** begin **

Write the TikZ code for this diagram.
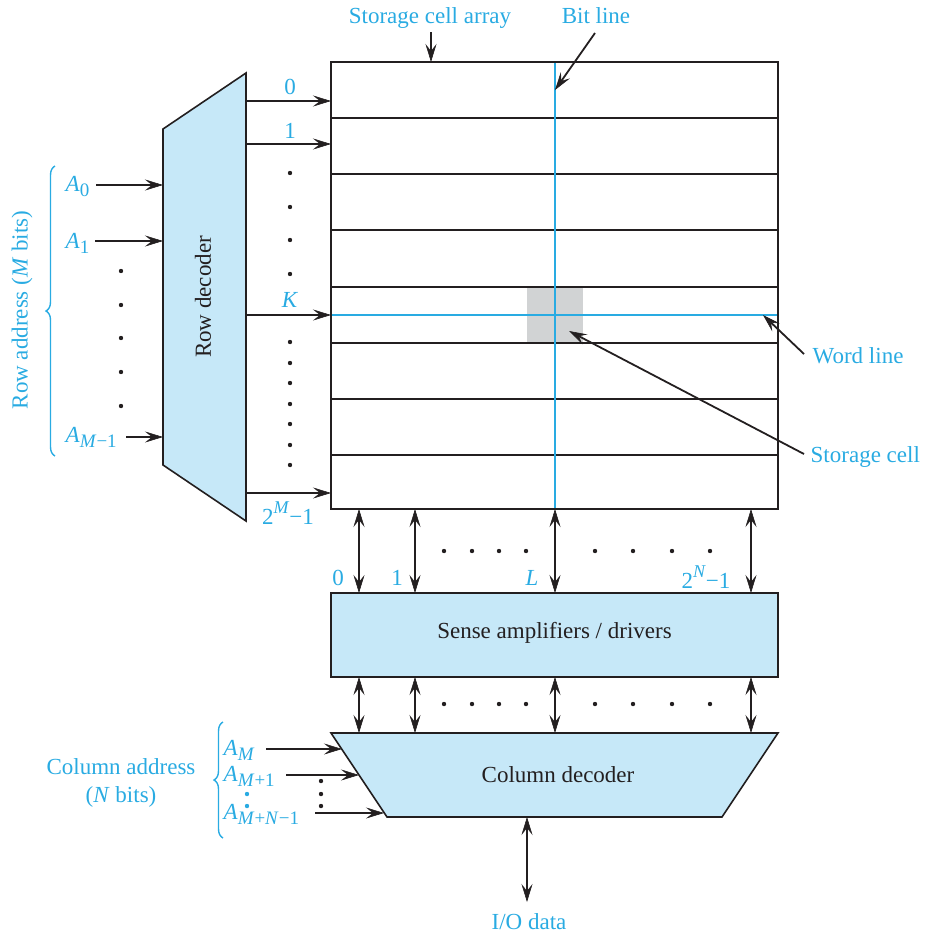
\documentclass[tikz,border=0pt]{standalone}
\usepackage{fontspec}
\setmainfont{Liberation Serif}
\usetikzlibrary{arrows.meta,decorations.pathreplacing}
\definecolor{lblue}{HTML}{29ABE2}
\definecolor{fillb}{HTML}{C6E8F8}
\definecolor{cellg}{HTML}{D1D3D4}
\definecolor{ink}{HTML}{231F20}
\newcommand{\sbx}[1]{\raisebox{-0.22em}{\fontsize{19}{22}\selectfont #1}}
\newcommand{\spx}[1]{\raisebox{0.45em}{\fontsize{18}{21}\selectfont #1}}
\tikzset{
  tipa/.tip={Stealth[length=18pt,width=11pt,inset=7pt,line width=0.6pt]},
  arr/.style={draw=ink,line width=1.8pt,-tipa},
  darr/.style={draw=ink,line width=1.8pt,tipa-tipa},
  ptr/.style={draw=ink,line width=1.8pt,-tipa},
  lab/.style={text=lblue,font=\fontsize{23}{27}\selectfont,inner sep=0pt},
  blk/.style={text=ink,font=\fontsize{23}{27}\selectfont,inner sep=0pt},
  dotb/.style={fill=ink},
  dotc/.style={fill=lblue},
  brc/.style={draw=lblue,line width=1.4pt,decorate,decoration={brace,amplitude=9pt}},
}
\begin{document}
\begin{tikzpicture}[x=1pt,y=-1pt,line width=1.4pt]
\useasboundingbox (0,0) rectangle (925,935);
% storage cell array
\fill[cellg] (527,287) rectangle (583,343);
\foreach \y in {118,174,230,287,343,399,455} \draw[ink] (331,\y) -- (778,\y);
\draw[lblue] (331,315) -- (778,315);
\draw[lblue] (555,62) -- (555,509);
\draw[ink,line width=1.8pt] (331,62) rectangle (778,509);
\coordinate (arrtop) at (431,62);
\coordinate (bitpt) at (555,90);
\coordinate (wordpt) at (763,315);
\coordinate (cellpt) at (569,331);
% row decoder
\draw[ink,fill=fillb,line width=1.6pt] (163,129) -- (246,73) -- (246,521) -- (163,465) -- cycle;
\node[blk,rotate=90] (rowdec) at (203,297) {Row decoder};
% row outputs
\foreach \y/\n in {101/a,144/b,315/k,493/z}{
  \coordinate (ro\n) at (246,\y);
  \coordinate (ri\n) at (331,\y);
  \draw[arr] (ro\n) -- (ri\n);
}
\node[lab] (lr0) at (290,87) {0};
\node[lab] (lr1) at (290,131) {1};
\node[lab] (lrk) at (290,300) {\textit{K}};
\node[lab] (lrz) at (288,513) {2\spx{\textit{M}}−1};
\foreach \y in {173,207,240,274,342,363,383,404,424,445,465} \fill[dotb] (290,\y) circle (2.2);
% row inputs
\node[lab,anchor=base west] (a0) at (65,191) {\textit{A}\sbx{0}};
\node[lab,anchor=base west] (a1) at (65,248) {\textit{A}\sbx{1}};
\node[lab,anchor=base west] (am) at (65,442) {\textit{A}\sbx{\textit{M}−1}};
\coordinate (da0) at (163,185);
\coordinate (da1) at (163,241);
\coordinate (dam) at (163,437);
\draw[arr] (96,185) coordinate (sa0) -- (da0);
\draw[arr] (95,241) coordinate (sa1) -- (da1);
\draw[arr] (126,437) coordinate (sam) -- (dam);
\foreach \y in {271,305,338,372,406} \fill[dotb] (121,\y) circle (2.2);
\draw[brc] (55,456) -- (55,166);
\node[lab,rotate=90] (rowaddr) at (22,310) {Row address (\textit{M} bits)};
% top labels
\node[lab] (sca) at (430,18) {Storage cell array};
\node[lab] (bl) at (596,16) {Bit line};
\coordinate (scas) at (431,32);
\draw[ptr] (scas) -- (arrtop);
\coordinate (bls) at (595,33);
\draw[ptr] (bls) -- (bitpt);
\node[lab,anchor=west] (wl) at (812,356) {Word line};
\node[lab,anchor=west] (sc) at (810,457) {Storage cell};
\coordinate (wls) at (804,354);
\draw[ptr] (wls) -- (wordpt);
\coordinate (scs) at (804,454);
\draw[ptr] (scs) -- (cellpt);
% sense amplifiers
\node[draw=ink,fill=fillb,minimum width=447pt,minimum height=84pt,inner sep=0pt,line width=1.6pt] (sa) at (554.5,635) {};
\node[blk] (satext) at (554.5,633) {Sense amplifiers / drivers};
% column decoder
\draw[ink,fill=fillb,line width=1.6pt] (331,733) -- (778,733) -- (722,817) -- (387,817) -- cycle;
\node[blk] (cd) at (558,775) {Column decoder};
% bus arrows
\foreach \x in {359,415,555,751}{
  \coordinate (bt\x) at (\x,509);
  \coordinate (st\x) at (\x,593);
  \coordinate (sb\x) at (\x,677);
  \coordinate (ct\x) at (\x,733);
  \draw[darr] (bt\x) -- (st\x);
  \draw[darr] (sb\x) -- (ct\x);
}
\foreach \x in {444,472,499,526,595,633,672,710}{
  \fill[dotb] (\x,551) circle (2.2);
  \fill[dotb] (\x,704) circle (2.2);
}
\node[lab] (c0) at (338,578) {0};
\node[lab] (c1) at (397,578) {1};
\node[lab] (cl) at (532,578) {\textit{L}};
\node[lab] (cz) at (706,577) {2\spx{\textit{N}}−1};
% column inputs
\node[lab,anchor=base west] (bm) at (223,755) {\textit{A}\sbx{\textit{M}}};
\node[lab,anchor=base west] (bm1) at (223,781) {\textit{A}\sbx{\textit{M}+1}};
\node[lab,anchor=base west] (bmn) at (223,819) {\textit{A}\sbx{\textit{M}+\textit{N}−1}};
\coordinate (cbm) at (342,749);
\coordinate (cbm1) at (359,775);
\coordinate (cbmn) at (384,813);
\draw[arr] (266,749) coordinate (sbm) -- (cbm);
\draw[arr] (286,775) coordinate (sbm1) -- (cbm1);
\draw[arr] (315,813) coordinate (sbmn) -- (cbmn);
\foreach \y in {781,794,806} \fill[dotb] (321,\y) circle (2.2);
\foreach \y in {794,806} \fill[dotc] (247,\y) circle (2.2);
\draw[brc] (223,838) -- (223,722);
\node[lab] (caddr) at (121,767) {Column address};
\node[lab] (cbits) at (121,797) {(\textit{N} bits)};
% I/O
\coordinate (iot) at (527,817);
\coordinate (iob) at (527,902);
\draw[darr] (iot) -- (iob);
\node[lab] (io) at (529,922) {I/O data};
\end{tikzpicture}
\end{document}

** end **

PROBLEM REQUIREMENTS:
Reproduce the material word for word, minus the images.

FINISHED ANSWER:
Write the TikZ code for this diagram.
\documentclass[tikz,border=0pt]{standalone}
\usepackage{fontspec}
\setmainfont{Liberation Serif}
\usetikzlibrary{arrows.meta,decorations.pathreplacing}
\definecolor{lblue}{HTML}{29ABE2}
\definecolor{fillb}{HTML}{C6E8F8}
\definecolor{cellg}{HTML}{D1D3D4}
\definecolor{ink}{HTML}{231F20}
\newcommand{\sbx}[1]{\raisebox{-0.22em}{\fontsize{19}{22}\selectfont #1}}
\newcommand{\spx}[1]{\raisebox{0.45em}{\fontsize{18}{21}\selectfont #1}}
\tikzset{
  tipa/.tip={Stealth[length=18pt,width=11pt,inset=7pt,line width=0.6pt]},
  arr/.style={draw=ink,line width=1.8pt,-tipa},
  darr/.style={draw=ink,line width=1.8pt,tipa-tipa},
  ptr/.style={draw=ink,line width=1.8pt,-tipa},
  lab/.style={text=lblue,font=\fontsize{23}{27}\selectfont,inner sep=0pt},
  blk/.style={text=ink,font=\fontsize{23}{27}\selectfont,inner sep=0pt},
  dotb/.style={fill=ink},
  dotc/.style={fill=lblue},
  brc/.style={draw=lblue,line width=1.4pt,decorate,decoration={brace,amplitude=9pt}},
}
\begin{document}
\begin{tikzpicture}[x=1pt,y=-1pt,line width=1.4pt]
\useasboundingbox (0,0) rectangle (925,935);
% storage cell array
\fill[cellg] (527,287) rectangle (583,343);
\foreach \y in {118,174,230,287,343,399,455} \draw[ink] (331,\y) -- (778,\y);
\draw[lblue] (331,315) -- (778,315);
\draw[lblue] (555,62) -- (555,509);
\draw[ink,line width=1.8pt] (331,62) rectangle (778,509);
\coordinate (arrtop) at (431,62);
\coordinate (bitpt) at (555,90);
\coordinate (wordpt) at (763,315);
\coordinate (cellpt) at (569,331);
% row decoder
\draw[ink,fill=fillb,line width=1.6pt] (163,129) -- (246,73) -- (246,521) -- (163,465) -- cycle;
\node[blk,rotate=90] (rowdec) at (203,297) {Row decoder};
% row outputs
\foreach \y/\n in {101/a,144/b,315/k,493/z}{
  \coordinate (ro\n) at (246,\y);
  \coordinate (ri\n) at (331,\y);
  \draw[arr] (ro\n) -- (ri\n);
}
\node[lab] (lr0) at (290,87) {0};
\node[lab] (lr1) at (290,131) {1};
\node[lab] (lrk) at (290,300) {\textit{K}};
\node[lab] (lrz) at (288,513) {2\spx{\textit{M}}−1};
\foreach \y in {173,207,240,274,342,363,383,404,424,445,465} \fill[dotb] (290,\y) circle (2.2);
% row inputs
\node[lab,anchor=base west] (a0) at (65,191) {\textit{A}\sbx{0}};
\node[lab,anchor=base west] (a1) at (65,248) {\textit{A}\sbx{1}};
\node[lab,anchor=base west] (am) at (65,442) {\textit{A}\sbx{\textit{M}−1}};
\coordinate (da0) at (163,185);
\coordinate (da1) at (163,241);
\coordinate (dam) at (163,437);
\draw[arr] (96,185) coordinate (sa0) -- (da0);
\draw[arr] (95,241) coordinate (sa1) -- (da1);
\draw[arr] (126,437) coordinate (sam) -- (dam);
\foreach \y in {271,305,338,372,406} \fill[dotb] (121,\y) circle (2.2);
\draw[brc] (55,456) -- (55,166);
\node[lab,rotate=90] (rowaddr) at (22,310) {Row address (\textit{M} bits)};
% top labels
\node[lab] (sca) at (430,18) {Storage cell array};
\node[lab] (bl) at (596,16) {Bit line};
\coordinate (scas) at (431,32);
\draw[ptr] (scas) -- (arrtop);
\coordinate (bls) at (595,33);
\draw[ptr] (bls) -- (bitpt);
\node[lab,anchor=west] (wl) at (812,356) {Word line};
\node[lab,anchor=west] (sc) at (810,457) {Storage cell};
\coordinate (wls) at (804,354);
\draw[ptr] (wls) -- (wordpt);
\coordinate (scs) at (804,454);
\draw[ptr] (scs) -- (cellpt);
% sense amplifiers
\node[draw=ink,fill=fillb,minimum width=447pt,minimum height=84pt,inner sep=0pt,line width=1.6pt] (sa) at (554.5,635) {};
\node[blk] (satext) at (554.5,633) {Sense amplifiers / drivers};
% column decoder
\draw[ink,fill=fillb,line width=1.6pt] (331,733) -- (778,733) -- (722,817) -- (387,817) -- cycle;
\node[blk] (cd) at (558,775) {Column decoder};
% bus arrows
\foreach \x in {359,415,555,751}{
  \coordinate (bt\x) at (\x,509);
  \coordinate (st\x) at (\x,593);
  \coordinate (sb\x) at (\x,677);
  \coordinate (ct\x) at (\x,733);
  \draw[darr] (bt\x) -- (st\x);
  \draw[darr] (sb\x) -- (ct\x);
}
\foreach \x in {444,472,499,526,595,633,672,710}{
  \fill[dotb] (\x,551) circle (2.2);
  \fill[dotb] (\x,704) circle (2.2);
}
\node[lab] (c0) at (338,578) {0};
\node[lab] (c1) at (397,578) {1};
\node[lab] (cl) at (532,578) {\textit{L}};
\node[lab] (cz) at (706,577) {2\spx{\textit{N}}−1};
% column inputs
\node[lab,anchor=base west] (bm) at (223,755) {\textit{A}\sbx{\textit{M}}};
\node[lab,anchor=base west] (bm1) at (223,781) {\textit{A}\sbx{\textit{M}+1}};
\node[lab,anchor=base west] (bmn) at (223,819) {\textit{A}\sbx{\textit{M}+\textit{N}−1}};
\coordinate (cbm) at (342,749);
\coordinate (cbm1) at (359,775);
\coordinate (cbmn) at (384,813);
\draw[arr] (266,749) coordinate (sbm) -- (cbm);
\draw[arr] (286,775) coordinate (sbm1) -- (cbm1);
\draw[arr] (315,813) coordinate (sbmn) -- (cbmn);
\foreach \y in {781,794,806} \fill[dotb] (321,\y) circle (2.2);
\foreach \y in {794,806} \fill[dotc] (247,\y) circle (2.2);
\draw[brc] (223,838) -- (223,722);
\node[lab] (caddr) at (121,767) {Column address};
\node[lab] (cbits) at (121,797) {(\textit{N} bits)};
% I/O
\coordinate (iot) at (527,817);
\coordinate (iob) at (527,902);
\draw[darr] (iot) -- (iob);
\node[lab] (io) at (529,922) {I/O data};
\end{tikzpicture}
\end{document}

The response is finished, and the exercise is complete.